Originally Posted by
TheEvilJester
I see you asked for this thread to be deleted, so I am not sure if you are still looking for thoughts and advice. I will just say, though, 6 years is a LONG time. If you were interested in her, you really SHOULD have made a move. Don't get me wrong. Good GRAVY, I understand how you feel. In the past, I've always been so unsure of myself that I am quite sure I could have had a very similar story myself. I'd always been WAY too shy to know how to ask women out and WAY too certain they'd want nothing to do with me anyway.

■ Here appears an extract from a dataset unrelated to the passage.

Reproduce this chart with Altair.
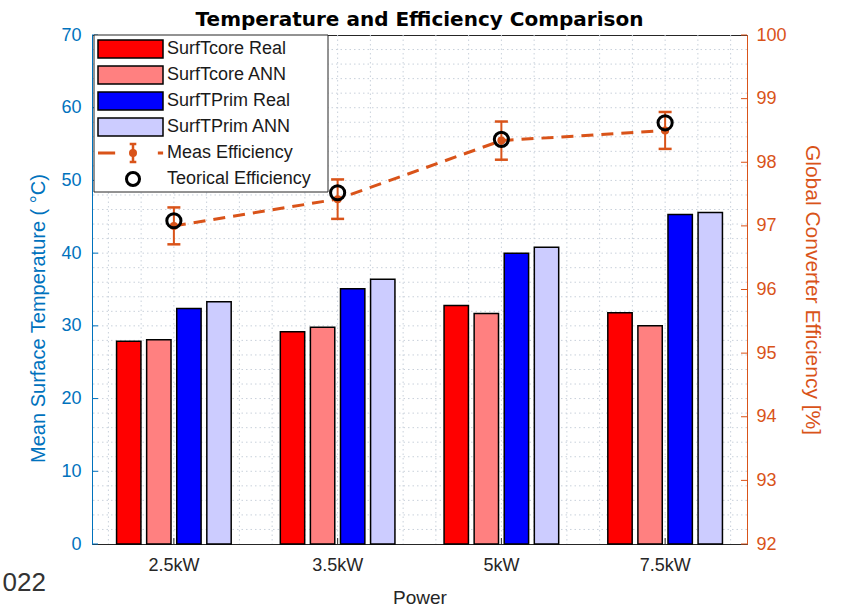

So in NO way am I meaning to judge you. I'm just saying, if you were interested in her you should have said something a long time ago. You could certainly talk to your friend about it first since it is his sister. It COULD be a little awkward at first, but as long as you seriously cared for his sister and weren't just looking for a hook-up, I can't see why a good friend would be completely against it. He could be worried for what could happen if you two didn't work out, but I think if you seriously liked her, he'd probably be okay with it, if a little cautious.
It is certainly possible she was interested in you.... but again, the fact that you did nothing in 6 years of knowing her, and even more the interactions you describe at that wedding certainly seem to reinforce a perceived lack of interest on your part. So, even though it wasn't your intention, it sounds like you may have given her seemingly obviously signs that you are NOT interested in her as more than a friend. It MAY be too late now..... but it also may not.

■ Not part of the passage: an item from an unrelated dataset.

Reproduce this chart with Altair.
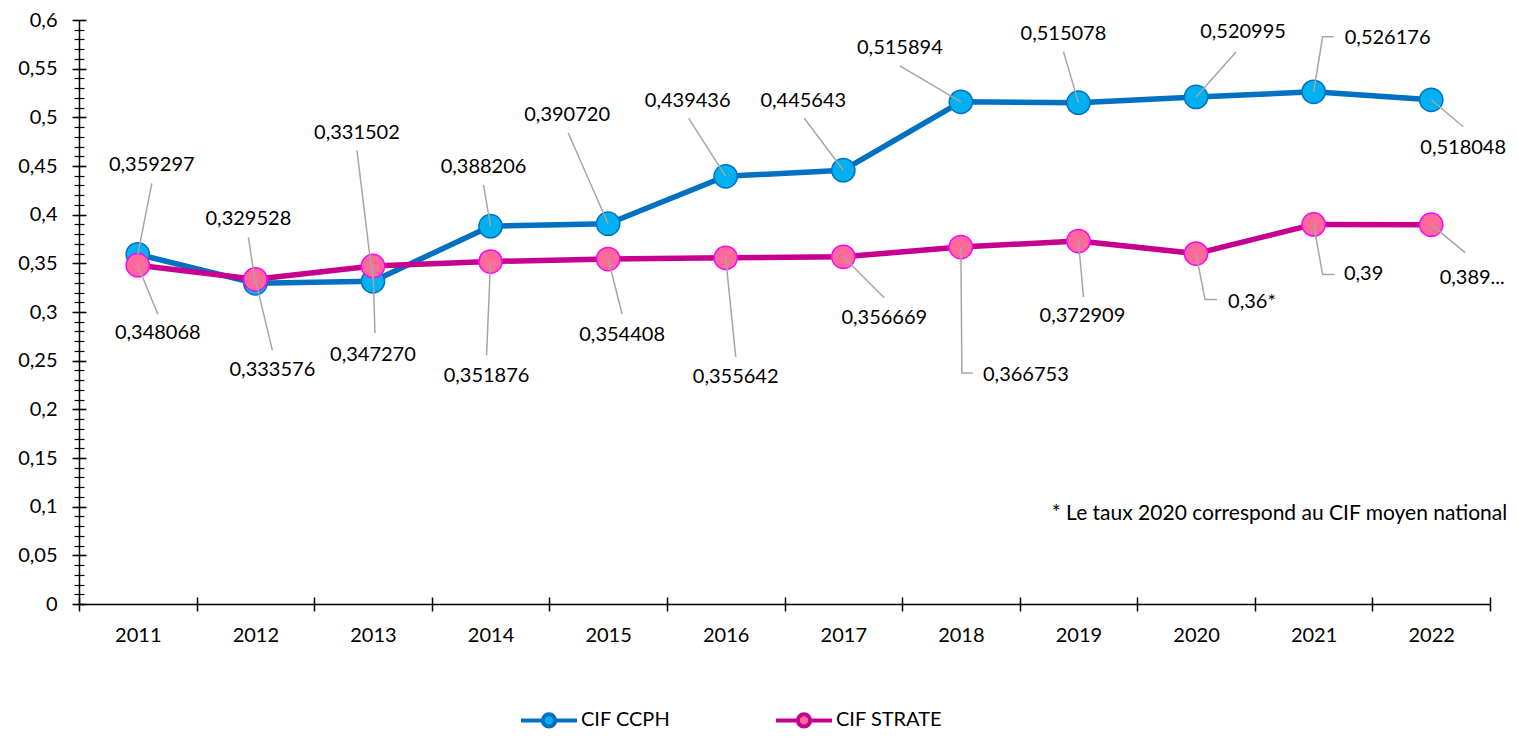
import altair as alt
import pandas as pd

# ---------------- data ----------------
YEARS = [2011, 2012, 2013, 2014, 2015, 2016, 2017, 2018, 2019, 2020, 2021, 2022]
SERIES = ["CIF CCPH", "CIF STRATE"]
CCPH = [0.359297, 0.329528, 0.331502, 0.388206, 0.390720, 0.439436,
        0.445643, 0.515894, 0.515078, 0.520995, 0.526176, 0.518048]
STRATE = [0.348068, 0.333576, 0.347270, 0.351876, 0.354408, 0.355642,
          0.356669, 0.366753, 0.372909, 0.36, 0.39, 0.3897]
CCPH_LABELS = ["0,359297", "0,329528", "0,331502", "0,388206", "0,390720", "0,439436",
               "0,445643", "0,515894", "0,515078", "0,520995", "0,526176", "0,518048"]
STRATE_LABELS = ["0,348068", "0,333576", "0,347270", "0,351876", "0,354408", "0,355642",
                 "0,356669", "0,366753", "0,372909", "0,36*", "0,39", "0,389..."]
NOTE = "* Le taux 2020 correspond au CIF moyen national"
NOTE_AT = (2020.71, 0.0925)

# ---------------- label layout (pixel offsets from each point: right, down) ----------------
CCPH_LABEL_OFFSETS = [(14, -89), (-7, -64), (-16, -148), (-7, -59), (-41, -109), (-38, -75),
                      (-40, -69), (-61, -54), (-15, -69), (47, -65), (74, -54), (32, 48)]
CCPH_LEADERS = [[(14, -71)], [(-7, -46)], [(-16, -131)], [(-7, -41)], [(-40, -91)], [(-37, -58)],
                [(-39, -52)], [(-61, -36)], [(-15, -51)], [(40, -45)], [(9, -55), (20, -55)], [(32, 27)]]
STRATE_LABEL_OFFSETS = [(20, 68), (17, 91), (0, 89), (-4, 114), (14, 76), (10, 119),
                        (41, 61), (65, 128), (4, 75), (56, 48), (50, 50), (41, 53)]
STRATE_LEADERS = [[(20, 49)], [(17, 71)], [(2, 67)], [(-4, 94)], [(14, 55)], [(10, 99)],
                  [(41, 41)], [(1, 126), (12, 126)], [(5, 56)], [(9, 46), (21, 46)],
                  [(9, 50), (21, 50)], [(34, 28)]]

# ---------------- geometry ----------------
W, H = 1411, 584
X_DOMAIN = [2010.5, 2022.5]
Y_DOMAIN = [0, 0.6]
PX_X = W / (X_DOMAIN[1] - X_DOMAIN[0])
PX_Y = H / (Y_DOMAIN[1] - Y_DOMAIN[0])

C_LINE, C_FILL, C_EDGE = "#0070C0", "#00B0F0", "#0070C0"
S_LINE, S_FILL, S_EDGE = "#C6008E", "#FF6A9A", "#FF00FF"
GREY = "#A6A6A6"
FONT = "Lato"

points, labels, leaders = [], [], []
for name, vals, texts, offs, legs in [
    (SERIES[0], CCPH, CCPH_LABELS, CCPH_LABEL_OFFSETS, CCPH_LEADERS),
    (SERIES[1], STRATE, STRATE_LABELS, STRATE_LABEL_OFFSETS, STRATE_LEADERS),
]:
    for yr, v, t, (dx, dy), verts in zip(YEARS, vals, texts, offs, legs):
        points.append({"series": name, "year": yr, "value": v})
        labels.append({"series": name, "text": t,
                       "lx": yr + dx / PX_X, "ly": v - dy / PX_Y})
        lid = f"{name}-{yr}"
        leaders.append({"id": lid, "k": 0, "lx": yr, "ly": v})
        for k, (ex, ey) in enumerate(verts, start=1):
            leaders.append({"id": lid, "k": k, "lx": yr + ex / PX_X, "ly": v - ey / PX_Y})

df_points = pd.DataFrame(points)
df_labels = pd.DataFrame(labels)
df_leaders = pd.DataFrame(leaders)
df_note = pd.DataFrame([{"lx": NOTE_AT[0], "ly": NOTE_AT[1], "text": NOTE}])

x_scale = alt.Scale(domain=X_DOMAIN, nice=False, zero=False)
y_scale = alt.Scale(domain=Y_DOMAIN, nice=False, zero=False)
stroke_scale = alt.Scale(domain=SERIES, range=[C_LINE, S_LINE])
fill_scale = alt.Scale(domain=SERIES, range=[C_FILL, S_FILL])

Y_MAJOR = [round(i * 0.05, 2) for i in range(13)]
Y_MINOR = [round(i * 0.01, 2) for i in range(61)]
X_BOUNDS = [X_DOMAIN[0] + i for i in range(13)]

x_main = alt.Axis(orient="bottom", values=YEARS, format="d", ticks=False, tickSize=0,
                  labelPadding=21, labelFont=FONT, labelFontSize=20, labelColor="black",
                  domainColor="black", domainWidth=1.5, grid=False, title=None,
                  labelFlush=False, labelOverlap=False)
x_ticks = alt.Axis(orient="bottom", values=X_BOUNDS, labels=False, domain=False,
                   tickSize=14, offset=-7, tickColor="black", tickWidth=1.5,
                   grid=False, title=None)
y_main = alt.Axis(orient="left", values=Y_MAJOR,
                  labelExpr="replace(format(datum.value, '.2~f'), '.', ',')",
                  ticks=False, tickSize=0, labelPadding=22, labelFont=FONT,
                  labelFontSize=20, labelColor="black", domainColor="black",
                  domainWidth=1.5, grid=False, title=None, labelFlush=False,
                  labelOverlap=False)
y_major = alt.Axis(orient="left", values=Y_MAJOR, labels=False, domain=False,
                   tickSize=14, offset=-7, tickColor="black", tickWidth=1.5,
                   grid=False, title=None)
y_minor = alt.Axis(orient="left", values=Y_MINOR, labels=False, domain=False,
                   tickSize=10, offset=-5, tickColor="black", tickWidth=1.2,
                   grid=False, title=None)

LEGEND_SYMBOL = ("M-1,0L-0.22,0M0.22,0L1,0"
                 "M0.22,0A0.22,0.22,0,1,1,-0.22,0A0.22,0.22,0,1,1,0.22,0Z")


def make_legend():
    return alt.Legend(
        title=None, orient="none", legendX=440, legendY=670, direction="horizontal",
        symbolType=LEGEND_SYMBOL, symbolSize=3136, symbolStrokeWidth=4,
        labelFont=FONT, labelFontSize=20, labelColor="black", labelOffset=2,
        columnPadding=97, padding=0, symbolOpacity=1,
    )


base = alt.Chart(df_points)

line_c = base.transform_filter(alt.datum.series == SERIES[0]).mark_line(
    strokeWidth=5.5, strokeJoin="round", strokeCap="round"
).encode(
    x=alt.X("year:Q", scale=x_scale, axis=x_main),
    y=alt.Y("value:Q", scale=y_scale, axis=y_main),
    stroke=alt.Stroke("series:N", scale=stroke_scale, legend=make_legend()),
)
pts_c = base.transform_filter(alt.datum.series == SERIES[0]).mark_circle(
    size=540, stroke=C_EDGE, strokeWidth=1.5, opacity=1
).encode(
    x=alt.X("year:Q", scale=x_scale, axis=x_ticks),
    y=alt.Y("value:Q", scale=y_scale, axis=y_major),
    fill=alt.Fill("series:N", scale=fill_scale, legend=make_legend()),
)
line_s = base.transform_filter(alt.datum.series == SERIES[1]).mark_line(
    strokeWidth=5.5, strokeJoin="round", strokeCap="round"
).encode(
    x=alt.X("year:Q", scale=x_scale, axis=None),
    y=alt.Y("value:Q", scale=y_scale, axis=y_minor),
    stroke=alt.Stroke("series:N", scale=stroke_scale, legend=make_legend()),
)
pts_s = base.transform_filter(alt.datum.series == SERIES[1]).mark_circle(
    size=540, stroke=S_EDGE, strokeWidth=1.5, opacity=1
).encode(
    x=alt.X("year:Q", scale=x_scale, axis=None),
    y=alt.Y("value:Q", scale=y_scale, axis=None),
    fill=alt.Fill("series:N", scale=fill_scale, legend=make_legend()),
)
leader_lines = alt.Chart(df_leaders).mark_line(color=GREY, strokeWidth=1.5).encode(
    x=alt.X("lx:Q", scale=x_scale, axis=None),
    y=alt.Y("ly:Q", scale=y_scale, axis=None),
    detail="id:N",
    order="k:Q",
)
label_text = alt.Chart(df_labels).mark_text(
    font=FONT, fontSize=20, color="black", align="center", baseline="middle"
).encode(
    x=alt.X("lx:Q", scale=x_scale, axis=None),
    y=alt.Y("ly:Q", scale=y_scale, axis=None),
    text="text:N",
)
note_text = alt.Chart(df_note).mark_text(
    font=FONT, fontSize=21, color="black", align="center", baseline="middle"
).encode(
    x=alt.X("lx:Q", scale=x_scale, axis=None),
    y=alt.Y("ly:Q", scale=y_scale, axis=None),
    text="text:N",
)

chart = alt.layer(
    line_c, pts_c, line_s, pts_s, leader_lines, label_text, note_text
).resolve_axis(
    x="independent", y="independent"
).properties(
    width=W, height=H, autosize="none",
    padding={"left": 71, "top": 12, "right": 19, "bottom": 129},
).configure_view(strokeWidth=0)

chart.save("out.html", embed_options={"renderer": "svg", "actions": False})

The biggest mistake you made was in not giving it a try. Maybe now you still can. Even if it doesn't work out, even if she was never interested in you as more than a friend, or could have been in the past but it is too late now.... you are so much better of knowing that rather than being left wondering what if. On the other hand.... what if you give it a shot and she IS still interested? Wouldn't future you want to kick past you square in the nads for even thinking about not giving it a shot? LOL!
What if is a crappy question to have to live your life asking. Take it from a guy who has made similar mistakes way too much in life. To the point where, though I'll always leave a window open for love, I've grown to think it just won't happen for me. I've grown to think my chance at happiness lies in accepting that and adapting (for the record, it's been working very well for me lately, but is still a touch unfortunate how I had to come by that happiness). If you want love, you shouldn't have to share that fate with me. Learn to love and appreciate yourself enough so you don't NEED love.... but that doesn't mean you shouldn't search it out.
Good luck to you. I hope you find your dream girl very soon, whether it turns out to be her or somebody else entirely. But, more than anything, at least give yourself a chance. You deserve that.